| Extracted records |

— START —

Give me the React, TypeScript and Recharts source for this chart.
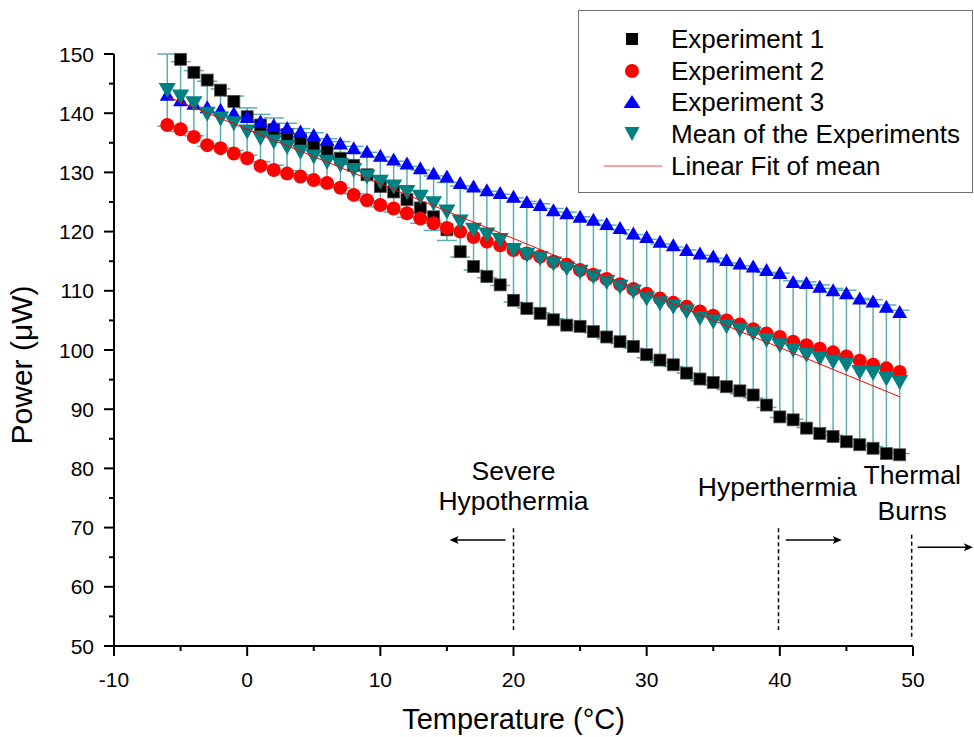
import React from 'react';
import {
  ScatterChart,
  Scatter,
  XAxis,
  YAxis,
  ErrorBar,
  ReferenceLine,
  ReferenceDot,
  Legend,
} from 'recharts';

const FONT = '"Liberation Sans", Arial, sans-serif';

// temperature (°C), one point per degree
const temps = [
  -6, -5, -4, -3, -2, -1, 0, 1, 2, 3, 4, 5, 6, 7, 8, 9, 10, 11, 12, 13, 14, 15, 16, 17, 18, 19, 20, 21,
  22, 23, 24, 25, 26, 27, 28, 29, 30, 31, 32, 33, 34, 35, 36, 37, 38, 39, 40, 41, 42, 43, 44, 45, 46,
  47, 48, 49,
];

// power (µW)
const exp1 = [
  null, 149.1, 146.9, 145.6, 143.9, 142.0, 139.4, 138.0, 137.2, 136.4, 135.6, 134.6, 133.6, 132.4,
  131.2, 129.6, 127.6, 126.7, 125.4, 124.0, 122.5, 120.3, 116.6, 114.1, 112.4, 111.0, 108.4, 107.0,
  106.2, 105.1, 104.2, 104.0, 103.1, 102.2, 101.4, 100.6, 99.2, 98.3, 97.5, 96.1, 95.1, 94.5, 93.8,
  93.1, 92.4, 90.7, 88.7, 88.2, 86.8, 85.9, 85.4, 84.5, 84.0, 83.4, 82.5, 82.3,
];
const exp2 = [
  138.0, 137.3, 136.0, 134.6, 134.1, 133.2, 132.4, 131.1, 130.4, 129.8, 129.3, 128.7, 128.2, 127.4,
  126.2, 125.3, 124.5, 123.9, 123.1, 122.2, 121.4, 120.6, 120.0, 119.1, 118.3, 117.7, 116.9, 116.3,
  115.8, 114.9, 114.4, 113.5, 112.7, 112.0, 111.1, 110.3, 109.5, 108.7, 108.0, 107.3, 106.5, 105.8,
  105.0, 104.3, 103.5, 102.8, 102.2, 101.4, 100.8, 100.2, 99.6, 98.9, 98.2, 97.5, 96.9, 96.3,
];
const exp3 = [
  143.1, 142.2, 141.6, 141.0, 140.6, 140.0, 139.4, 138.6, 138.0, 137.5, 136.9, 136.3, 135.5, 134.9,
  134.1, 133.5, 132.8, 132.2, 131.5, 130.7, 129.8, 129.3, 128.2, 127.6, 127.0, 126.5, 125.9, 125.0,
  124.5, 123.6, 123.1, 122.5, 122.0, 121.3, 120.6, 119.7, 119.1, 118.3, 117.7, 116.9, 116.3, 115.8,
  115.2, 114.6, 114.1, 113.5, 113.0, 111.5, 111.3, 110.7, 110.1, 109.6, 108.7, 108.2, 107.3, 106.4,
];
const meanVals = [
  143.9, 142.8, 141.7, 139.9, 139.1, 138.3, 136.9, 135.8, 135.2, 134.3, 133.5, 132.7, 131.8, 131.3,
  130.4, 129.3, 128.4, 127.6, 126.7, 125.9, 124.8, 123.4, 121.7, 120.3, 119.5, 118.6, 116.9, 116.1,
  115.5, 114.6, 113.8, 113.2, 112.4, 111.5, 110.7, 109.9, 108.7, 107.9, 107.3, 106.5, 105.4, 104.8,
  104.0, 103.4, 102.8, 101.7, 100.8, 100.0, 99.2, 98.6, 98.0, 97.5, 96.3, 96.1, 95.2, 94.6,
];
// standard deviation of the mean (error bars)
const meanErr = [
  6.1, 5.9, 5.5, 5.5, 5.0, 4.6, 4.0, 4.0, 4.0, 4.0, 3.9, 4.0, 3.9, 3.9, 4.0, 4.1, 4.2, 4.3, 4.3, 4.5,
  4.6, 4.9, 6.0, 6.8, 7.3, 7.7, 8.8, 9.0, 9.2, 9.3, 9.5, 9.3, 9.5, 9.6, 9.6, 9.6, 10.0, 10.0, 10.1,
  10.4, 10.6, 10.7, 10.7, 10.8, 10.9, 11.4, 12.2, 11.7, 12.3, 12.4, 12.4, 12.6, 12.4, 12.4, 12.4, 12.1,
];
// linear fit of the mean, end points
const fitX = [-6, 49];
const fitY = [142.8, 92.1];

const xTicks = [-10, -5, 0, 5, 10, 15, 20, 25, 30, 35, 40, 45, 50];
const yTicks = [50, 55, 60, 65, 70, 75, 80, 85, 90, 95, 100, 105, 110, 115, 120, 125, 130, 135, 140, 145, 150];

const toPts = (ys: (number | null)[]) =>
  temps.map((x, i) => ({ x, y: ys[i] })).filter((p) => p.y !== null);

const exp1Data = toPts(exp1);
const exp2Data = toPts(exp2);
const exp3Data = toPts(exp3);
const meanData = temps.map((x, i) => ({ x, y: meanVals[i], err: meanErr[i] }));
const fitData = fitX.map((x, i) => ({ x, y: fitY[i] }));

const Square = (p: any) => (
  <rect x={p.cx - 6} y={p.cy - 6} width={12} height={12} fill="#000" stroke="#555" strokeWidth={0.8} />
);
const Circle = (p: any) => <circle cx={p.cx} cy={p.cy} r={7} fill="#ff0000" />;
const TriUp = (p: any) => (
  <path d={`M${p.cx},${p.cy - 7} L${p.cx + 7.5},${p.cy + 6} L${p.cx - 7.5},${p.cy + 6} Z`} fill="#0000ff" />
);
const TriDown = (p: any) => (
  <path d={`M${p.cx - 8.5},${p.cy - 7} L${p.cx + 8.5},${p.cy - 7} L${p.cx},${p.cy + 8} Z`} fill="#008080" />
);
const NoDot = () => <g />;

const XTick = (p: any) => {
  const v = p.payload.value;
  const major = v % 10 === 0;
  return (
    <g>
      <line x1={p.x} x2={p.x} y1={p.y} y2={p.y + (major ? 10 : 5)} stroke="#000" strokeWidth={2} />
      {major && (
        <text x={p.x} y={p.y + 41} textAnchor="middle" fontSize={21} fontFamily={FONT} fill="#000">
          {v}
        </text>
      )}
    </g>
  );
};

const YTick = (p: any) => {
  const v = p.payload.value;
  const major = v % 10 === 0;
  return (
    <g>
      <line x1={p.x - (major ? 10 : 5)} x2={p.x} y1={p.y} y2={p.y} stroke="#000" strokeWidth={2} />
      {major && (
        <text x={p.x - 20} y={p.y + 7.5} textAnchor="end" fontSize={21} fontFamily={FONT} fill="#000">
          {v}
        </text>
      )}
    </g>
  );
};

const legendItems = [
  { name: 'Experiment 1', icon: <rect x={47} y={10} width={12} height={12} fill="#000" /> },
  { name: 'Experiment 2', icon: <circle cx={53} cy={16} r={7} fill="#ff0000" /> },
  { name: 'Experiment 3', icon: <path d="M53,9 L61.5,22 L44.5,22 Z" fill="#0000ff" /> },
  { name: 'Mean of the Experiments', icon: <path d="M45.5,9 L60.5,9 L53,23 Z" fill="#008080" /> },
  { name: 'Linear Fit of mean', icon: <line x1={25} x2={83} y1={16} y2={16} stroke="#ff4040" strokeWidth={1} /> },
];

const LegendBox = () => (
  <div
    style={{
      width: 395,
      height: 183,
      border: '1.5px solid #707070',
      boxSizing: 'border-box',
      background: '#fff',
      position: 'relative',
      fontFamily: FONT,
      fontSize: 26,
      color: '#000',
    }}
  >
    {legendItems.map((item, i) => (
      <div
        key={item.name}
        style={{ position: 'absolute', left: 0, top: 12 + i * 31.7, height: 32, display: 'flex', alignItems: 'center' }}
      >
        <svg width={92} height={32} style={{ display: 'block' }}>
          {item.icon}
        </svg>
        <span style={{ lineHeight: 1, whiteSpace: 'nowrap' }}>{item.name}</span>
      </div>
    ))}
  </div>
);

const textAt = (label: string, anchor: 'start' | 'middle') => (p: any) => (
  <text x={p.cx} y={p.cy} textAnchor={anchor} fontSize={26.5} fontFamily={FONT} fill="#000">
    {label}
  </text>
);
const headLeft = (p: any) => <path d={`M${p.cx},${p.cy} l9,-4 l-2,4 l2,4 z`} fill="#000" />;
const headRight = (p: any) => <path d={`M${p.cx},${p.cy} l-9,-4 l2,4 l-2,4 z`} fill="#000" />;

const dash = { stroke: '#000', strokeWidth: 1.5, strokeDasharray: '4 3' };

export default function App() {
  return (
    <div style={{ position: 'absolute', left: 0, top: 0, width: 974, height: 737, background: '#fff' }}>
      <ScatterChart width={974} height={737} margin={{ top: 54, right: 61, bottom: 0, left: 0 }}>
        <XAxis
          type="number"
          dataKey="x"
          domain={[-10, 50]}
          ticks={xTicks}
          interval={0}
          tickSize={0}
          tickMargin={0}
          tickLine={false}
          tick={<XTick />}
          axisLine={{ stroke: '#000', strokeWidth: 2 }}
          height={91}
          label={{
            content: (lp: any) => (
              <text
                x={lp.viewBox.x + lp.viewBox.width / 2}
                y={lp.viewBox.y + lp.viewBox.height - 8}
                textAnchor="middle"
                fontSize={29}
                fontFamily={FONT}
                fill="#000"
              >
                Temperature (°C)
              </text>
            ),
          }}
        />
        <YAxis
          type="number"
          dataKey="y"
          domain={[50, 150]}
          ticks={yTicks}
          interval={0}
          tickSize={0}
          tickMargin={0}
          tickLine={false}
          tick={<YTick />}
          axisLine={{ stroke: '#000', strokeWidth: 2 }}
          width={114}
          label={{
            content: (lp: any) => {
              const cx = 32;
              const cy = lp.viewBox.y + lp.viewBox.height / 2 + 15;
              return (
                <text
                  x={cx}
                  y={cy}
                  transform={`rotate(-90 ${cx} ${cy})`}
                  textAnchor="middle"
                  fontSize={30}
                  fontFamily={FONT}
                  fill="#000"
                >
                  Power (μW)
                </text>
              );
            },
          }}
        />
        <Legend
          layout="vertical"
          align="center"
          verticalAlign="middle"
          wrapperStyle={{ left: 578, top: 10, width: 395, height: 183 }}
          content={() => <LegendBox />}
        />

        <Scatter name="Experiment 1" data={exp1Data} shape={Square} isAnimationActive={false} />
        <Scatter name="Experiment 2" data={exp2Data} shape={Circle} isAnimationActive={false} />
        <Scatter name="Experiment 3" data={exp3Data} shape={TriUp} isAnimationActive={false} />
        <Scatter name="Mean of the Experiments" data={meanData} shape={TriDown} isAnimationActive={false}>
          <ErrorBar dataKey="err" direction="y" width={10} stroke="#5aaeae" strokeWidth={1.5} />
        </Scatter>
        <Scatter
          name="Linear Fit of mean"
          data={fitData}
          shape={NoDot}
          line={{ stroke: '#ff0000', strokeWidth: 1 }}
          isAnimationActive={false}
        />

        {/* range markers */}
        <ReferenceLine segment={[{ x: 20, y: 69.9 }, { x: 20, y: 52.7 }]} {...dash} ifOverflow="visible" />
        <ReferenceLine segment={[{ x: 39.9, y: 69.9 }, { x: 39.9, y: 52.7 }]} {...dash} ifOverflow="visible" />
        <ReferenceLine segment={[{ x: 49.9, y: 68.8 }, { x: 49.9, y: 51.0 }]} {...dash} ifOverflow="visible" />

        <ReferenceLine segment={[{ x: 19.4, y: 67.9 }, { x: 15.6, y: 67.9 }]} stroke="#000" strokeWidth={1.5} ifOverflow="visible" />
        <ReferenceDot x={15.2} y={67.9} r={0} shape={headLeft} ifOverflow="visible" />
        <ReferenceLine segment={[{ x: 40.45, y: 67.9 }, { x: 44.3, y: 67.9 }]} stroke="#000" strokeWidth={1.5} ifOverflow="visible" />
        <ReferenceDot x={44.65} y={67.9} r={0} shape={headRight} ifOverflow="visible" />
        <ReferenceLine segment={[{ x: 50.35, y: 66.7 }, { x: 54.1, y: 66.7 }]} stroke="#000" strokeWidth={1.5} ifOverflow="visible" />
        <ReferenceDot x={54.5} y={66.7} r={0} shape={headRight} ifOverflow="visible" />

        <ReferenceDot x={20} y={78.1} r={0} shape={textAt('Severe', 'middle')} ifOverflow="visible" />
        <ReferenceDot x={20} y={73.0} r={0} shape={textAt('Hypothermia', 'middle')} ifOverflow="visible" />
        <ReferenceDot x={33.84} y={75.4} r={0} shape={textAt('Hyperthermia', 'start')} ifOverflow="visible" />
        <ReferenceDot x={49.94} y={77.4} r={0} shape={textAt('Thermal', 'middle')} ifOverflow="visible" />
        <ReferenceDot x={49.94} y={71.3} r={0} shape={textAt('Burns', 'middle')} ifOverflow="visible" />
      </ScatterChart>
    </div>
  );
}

— END —
— START —

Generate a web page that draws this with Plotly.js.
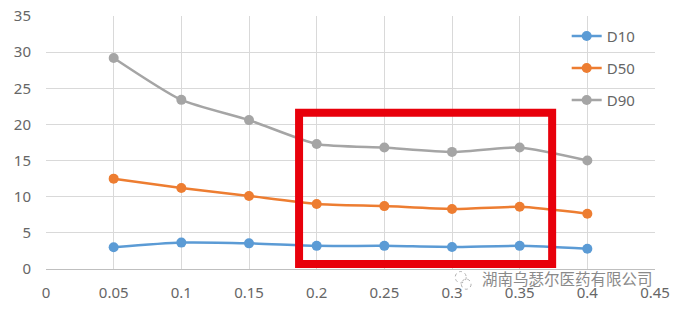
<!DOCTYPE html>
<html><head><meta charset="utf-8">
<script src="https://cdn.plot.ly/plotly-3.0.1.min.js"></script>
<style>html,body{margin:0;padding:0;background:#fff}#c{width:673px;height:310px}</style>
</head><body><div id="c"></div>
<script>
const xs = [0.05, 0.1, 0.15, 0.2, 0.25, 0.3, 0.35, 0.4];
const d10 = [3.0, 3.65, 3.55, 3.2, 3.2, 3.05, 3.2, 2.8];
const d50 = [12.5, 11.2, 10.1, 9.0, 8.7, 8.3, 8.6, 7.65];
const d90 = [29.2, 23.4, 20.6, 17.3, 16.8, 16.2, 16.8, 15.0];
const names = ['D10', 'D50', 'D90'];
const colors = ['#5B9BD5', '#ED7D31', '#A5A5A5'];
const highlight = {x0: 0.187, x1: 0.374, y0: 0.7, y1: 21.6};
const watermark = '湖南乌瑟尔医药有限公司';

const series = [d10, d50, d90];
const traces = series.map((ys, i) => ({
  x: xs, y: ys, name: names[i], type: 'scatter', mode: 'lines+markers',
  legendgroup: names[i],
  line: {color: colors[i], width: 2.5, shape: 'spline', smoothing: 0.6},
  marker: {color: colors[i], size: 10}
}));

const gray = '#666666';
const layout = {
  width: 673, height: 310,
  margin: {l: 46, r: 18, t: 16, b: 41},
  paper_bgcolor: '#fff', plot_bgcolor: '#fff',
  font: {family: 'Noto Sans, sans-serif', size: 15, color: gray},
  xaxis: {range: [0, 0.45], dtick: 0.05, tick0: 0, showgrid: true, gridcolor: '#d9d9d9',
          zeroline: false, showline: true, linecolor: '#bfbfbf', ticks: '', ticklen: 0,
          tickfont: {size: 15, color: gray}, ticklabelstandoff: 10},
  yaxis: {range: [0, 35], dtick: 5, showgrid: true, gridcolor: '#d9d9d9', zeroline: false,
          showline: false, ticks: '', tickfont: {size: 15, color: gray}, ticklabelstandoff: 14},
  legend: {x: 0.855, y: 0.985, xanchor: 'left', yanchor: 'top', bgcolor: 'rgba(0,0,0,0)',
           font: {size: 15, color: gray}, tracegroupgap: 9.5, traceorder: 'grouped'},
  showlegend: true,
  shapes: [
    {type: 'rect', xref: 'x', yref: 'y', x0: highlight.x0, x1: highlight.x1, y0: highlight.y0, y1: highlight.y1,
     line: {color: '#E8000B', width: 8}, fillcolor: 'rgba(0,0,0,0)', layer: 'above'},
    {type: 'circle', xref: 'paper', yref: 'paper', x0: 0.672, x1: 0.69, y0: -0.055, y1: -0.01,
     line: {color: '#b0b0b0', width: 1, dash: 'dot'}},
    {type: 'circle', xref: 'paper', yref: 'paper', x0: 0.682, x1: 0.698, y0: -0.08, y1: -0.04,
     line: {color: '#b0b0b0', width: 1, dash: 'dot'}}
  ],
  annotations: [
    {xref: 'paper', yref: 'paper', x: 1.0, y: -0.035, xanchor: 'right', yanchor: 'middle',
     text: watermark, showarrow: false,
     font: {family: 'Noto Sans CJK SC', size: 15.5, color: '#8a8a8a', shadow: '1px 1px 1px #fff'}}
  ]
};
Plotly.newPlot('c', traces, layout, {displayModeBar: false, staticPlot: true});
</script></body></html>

— END —
— START —

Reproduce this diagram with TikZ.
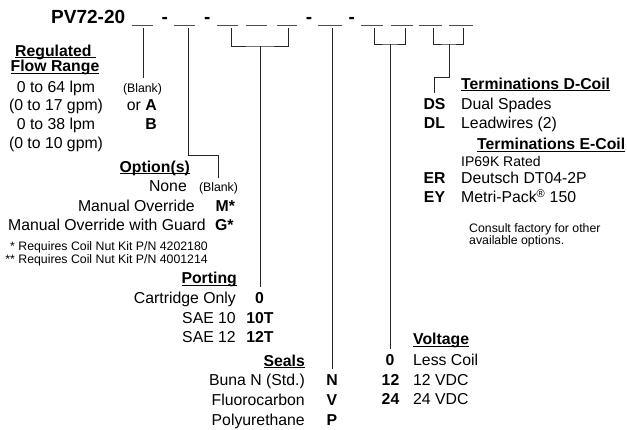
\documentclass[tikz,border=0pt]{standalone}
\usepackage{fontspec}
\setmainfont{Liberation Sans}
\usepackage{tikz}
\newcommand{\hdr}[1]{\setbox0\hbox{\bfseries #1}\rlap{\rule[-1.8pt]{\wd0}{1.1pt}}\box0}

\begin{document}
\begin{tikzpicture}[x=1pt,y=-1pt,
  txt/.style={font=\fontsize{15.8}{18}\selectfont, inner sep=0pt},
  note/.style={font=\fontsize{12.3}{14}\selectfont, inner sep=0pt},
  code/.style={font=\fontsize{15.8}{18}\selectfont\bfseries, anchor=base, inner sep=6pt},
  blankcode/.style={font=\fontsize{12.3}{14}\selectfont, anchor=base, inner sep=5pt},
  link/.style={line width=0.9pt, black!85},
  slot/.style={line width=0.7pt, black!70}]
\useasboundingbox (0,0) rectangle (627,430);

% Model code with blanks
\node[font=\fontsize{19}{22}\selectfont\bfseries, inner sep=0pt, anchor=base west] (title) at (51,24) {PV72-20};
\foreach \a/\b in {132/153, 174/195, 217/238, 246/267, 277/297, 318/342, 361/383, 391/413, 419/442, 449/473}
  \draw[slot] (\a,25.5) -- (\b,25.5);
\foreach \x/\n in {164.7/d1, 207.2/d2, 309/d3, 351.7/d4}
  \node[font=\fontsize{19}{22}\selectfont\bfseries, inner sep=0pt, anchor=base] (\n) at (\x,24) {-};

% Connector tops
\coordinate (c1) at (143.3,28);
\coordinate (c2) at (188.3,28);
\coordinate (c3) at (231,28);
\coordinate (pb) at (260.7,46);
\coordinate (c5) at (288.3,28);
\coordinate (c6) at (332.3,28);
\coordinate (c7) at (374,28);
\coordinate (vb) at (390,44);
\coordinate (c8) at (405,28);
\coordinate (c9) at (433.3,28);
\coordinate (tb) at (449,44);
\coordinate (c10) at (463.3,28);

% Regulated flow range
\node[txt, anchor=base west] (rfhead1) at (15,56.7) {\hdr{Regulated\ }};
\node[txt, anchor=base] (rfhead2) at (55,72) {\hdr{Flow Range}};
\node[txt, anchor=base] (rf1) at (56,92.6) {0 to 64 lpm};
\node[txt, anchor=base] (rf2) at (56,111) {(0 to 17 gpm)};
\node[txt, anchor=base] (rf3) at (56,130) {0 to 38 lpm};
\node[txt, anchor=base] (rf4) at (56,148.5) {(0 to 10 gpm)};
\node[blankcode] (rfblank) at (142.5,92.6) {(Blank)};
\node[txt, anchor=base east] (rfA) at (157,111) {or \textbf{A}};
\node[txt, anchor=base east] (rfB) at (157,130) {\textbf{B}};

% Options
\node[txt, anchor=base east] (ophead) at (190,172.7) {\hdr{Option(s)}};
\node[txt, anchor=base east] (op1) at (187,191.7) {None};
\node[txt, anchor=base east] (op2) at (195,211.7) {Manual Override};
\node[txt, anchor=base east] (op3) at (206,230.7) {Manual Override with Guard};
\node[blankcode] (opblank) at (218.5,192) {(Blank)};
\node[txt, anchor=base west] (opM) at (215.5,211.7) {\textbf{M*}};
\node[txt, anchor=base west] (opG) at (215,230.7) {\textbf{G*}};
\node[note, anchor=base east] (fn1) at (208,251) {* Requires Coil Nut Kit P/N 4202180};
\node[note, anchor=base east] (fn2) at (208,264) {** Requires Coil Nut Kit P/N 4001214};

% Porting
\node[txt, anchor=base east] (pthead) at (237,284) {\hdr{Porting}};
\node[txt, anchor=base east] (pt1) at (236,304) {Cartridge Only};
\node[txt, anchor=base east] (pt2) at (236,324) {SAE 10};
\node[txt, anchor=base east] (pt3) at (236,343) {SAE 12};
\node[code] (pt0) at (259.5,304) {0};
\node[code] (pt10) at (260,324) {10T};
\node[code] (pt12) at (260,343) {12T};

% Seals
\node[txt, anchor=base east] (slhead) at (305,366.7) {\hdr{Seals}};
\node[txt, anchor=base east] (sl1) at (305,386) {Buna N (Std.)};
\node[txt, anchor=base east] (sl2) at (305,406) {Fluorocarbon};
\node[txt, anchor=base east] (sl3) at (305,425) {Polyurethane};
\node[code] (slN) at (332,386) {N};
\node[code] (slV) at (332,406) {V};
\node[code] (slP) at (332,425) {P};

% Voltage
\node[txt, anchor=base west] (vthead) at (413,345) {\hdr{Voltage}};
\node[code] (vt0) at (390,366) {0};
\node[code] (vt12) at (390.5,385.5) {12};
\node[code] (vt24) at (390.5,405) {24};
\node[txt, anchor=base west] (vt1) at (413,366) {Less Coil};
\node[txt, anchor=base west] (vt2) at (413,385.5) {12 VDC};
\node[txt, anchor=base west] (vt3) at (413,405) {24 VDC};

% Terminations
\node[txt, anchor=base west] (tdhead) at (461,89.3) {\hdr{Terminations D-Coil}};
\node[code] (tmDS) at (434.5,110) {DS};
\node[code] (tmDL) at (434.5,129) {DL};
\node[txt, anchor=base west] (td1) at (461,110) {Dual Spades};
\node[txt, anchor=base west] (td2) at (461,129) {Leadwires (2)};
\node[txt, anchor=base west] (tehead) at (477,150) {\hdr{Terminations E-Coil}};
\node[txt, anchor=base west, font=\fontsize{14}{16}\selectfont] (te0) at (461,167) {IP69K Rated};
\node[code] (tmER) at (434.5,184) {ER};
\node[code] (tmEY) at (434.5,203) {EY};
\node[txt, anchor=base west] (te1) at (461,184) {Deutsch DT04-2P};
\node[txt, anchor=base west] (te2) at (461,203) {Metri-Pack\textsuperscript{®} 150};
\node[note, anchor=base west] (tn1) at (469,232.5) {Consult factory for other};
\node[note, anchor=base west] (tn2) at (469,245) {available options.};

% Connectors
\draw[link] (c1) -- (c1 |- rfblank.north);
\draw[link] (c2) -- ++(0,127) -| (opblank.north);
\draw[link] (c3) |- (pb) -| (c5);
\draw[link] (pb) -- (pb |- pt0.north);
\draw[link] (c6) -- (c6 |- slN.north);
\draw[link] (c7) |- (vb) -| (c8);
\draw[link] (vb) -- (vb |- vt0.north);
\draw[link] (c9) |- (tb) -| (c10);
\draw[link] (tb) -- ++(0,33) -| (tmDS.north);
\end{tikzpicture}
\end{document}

— END —

| Direction |
Leaving out all pictures, set down exactly the lines of the material above, from the line with "Reproduce this diagram with TikZ." to the line with "(0,0) rectangle (627,430);" inclusive, and no others.

| Written answer |
Reproduce this diagram with TikZ.
\documentclass[tikz,border=0pt]{standalone}
\usepackage{fontspec}
\setmainfont{Liberation Sans}
\usepackage{tikz}
\newcommand{\hdr}[1]{\setbox0\hbox{\bfseries #1}\rlap{\rule[-1.8pt]{\wd0}{1.1pt}}\box0}

\begin{document}
\begin{tikzpicture}[x=1pt,y=-1pt,
  txt/.style={font=\fontsize{15.8}{18}\selectfont, inner sep=0pt},
  note/.style={font=\fontsize{12.3}{14}\selectfont, inner sep=0pt},
  code/.style={font=\fontsize{15.8}{18}\selectfont\bfseries, anchor=base, inner sep=6pt},
  blankcode/.style={font=\fontsize{12.3}{14}\selectfont, anchor=base, inner sep=5pt},
  link/.style={line width=0.9pt, black!85},
  slot/.style={line width=0.7pt, black!70}]
\useasboundingbox (0,0) rectangle (627,430);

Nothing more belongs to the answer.